The owner of the site already secured approval for the data center as a conditional use on the property, which was formerly a coal-fired power plant. Now, Atmosphere, as the contract purchaser, is working on securing approval for the site plan and plans related to its environmental impact. 

Balcombe, whose district includes the Dickerson site, said the data center is being assessed under the county’s guidelines for cable communications companies, since data centers are absent from the zoning code. 

Atmosphere CEO Chuck McBride said in a statement to Bisnow the developer is generally supportive of the “stringent standards” in the council’s zoning text amendment, but it has some specific changes it would like to see in its lighting and fencing regulations. 

According to McBride, the data center’s average daily water withdrawal from the Potomac River would be 69,300 gallons, but it’s requesting a maximum cap of 500,000 gallons per day, which it says is “over 800 times less than the former coal-fired plant.” 
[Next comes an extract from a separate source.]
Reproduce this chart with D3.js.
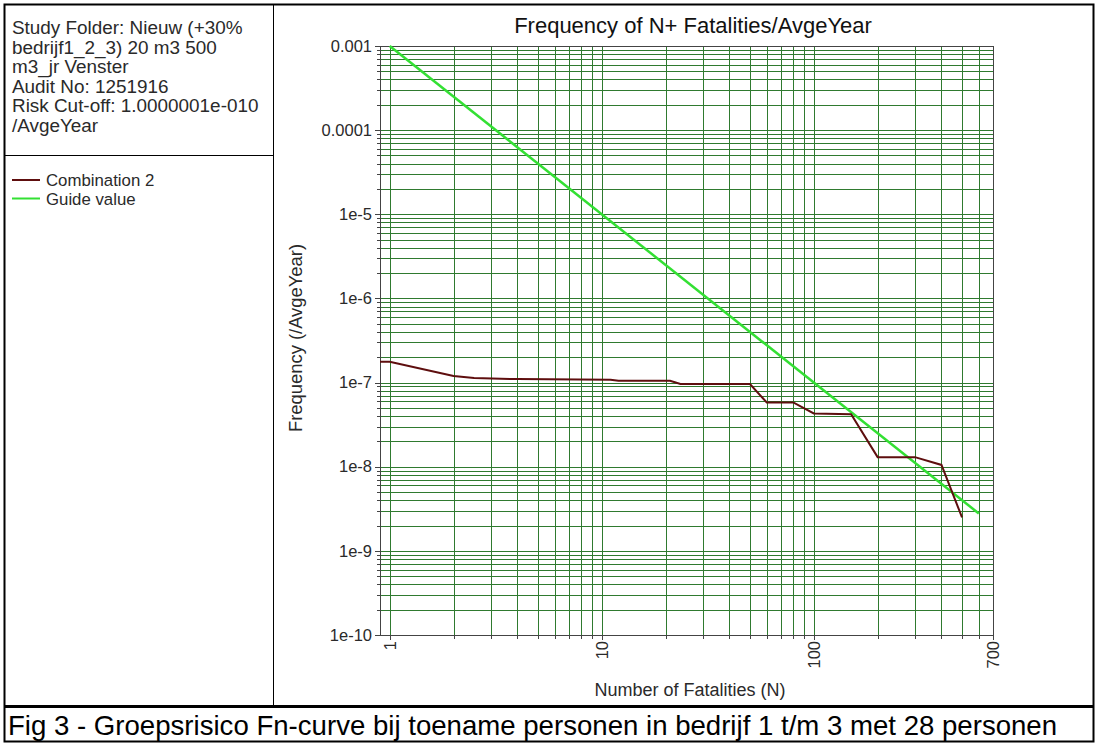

The project will get its power through transmission lines bordering the site. It will also have a new on-site substation that Atmosphere will fund and a backup diesel generator for emergency situations, which have to be routinely tested. 

“From the outset, the company’s mission has been to build data center campuses that prioritize energy efficiency, advanced cooling systems and lower overall environmental impact,” McBride said.

Atmosphere has not delivered any data centers so far, but it has projects planned in Moncks Corner, South Carolina, Kansas City, Missouri, and Nashville. 

At the hearing, Atmosphere lawyer Scott Wallace argued against a moratorium, saying it would “significantly delay and quite possibly derail the project.” And he said it’s not necessary, given that the site and the company’s plans “already mitigate impacts” on the environment and natural resources.

While a moratorium is still up for debate, Fani-González said it is clear some regulation is needed to constrain the fast-growing sector. 

"We should have some type of safeguards for the community regarding where these data centers are located — at least that, right away," she said.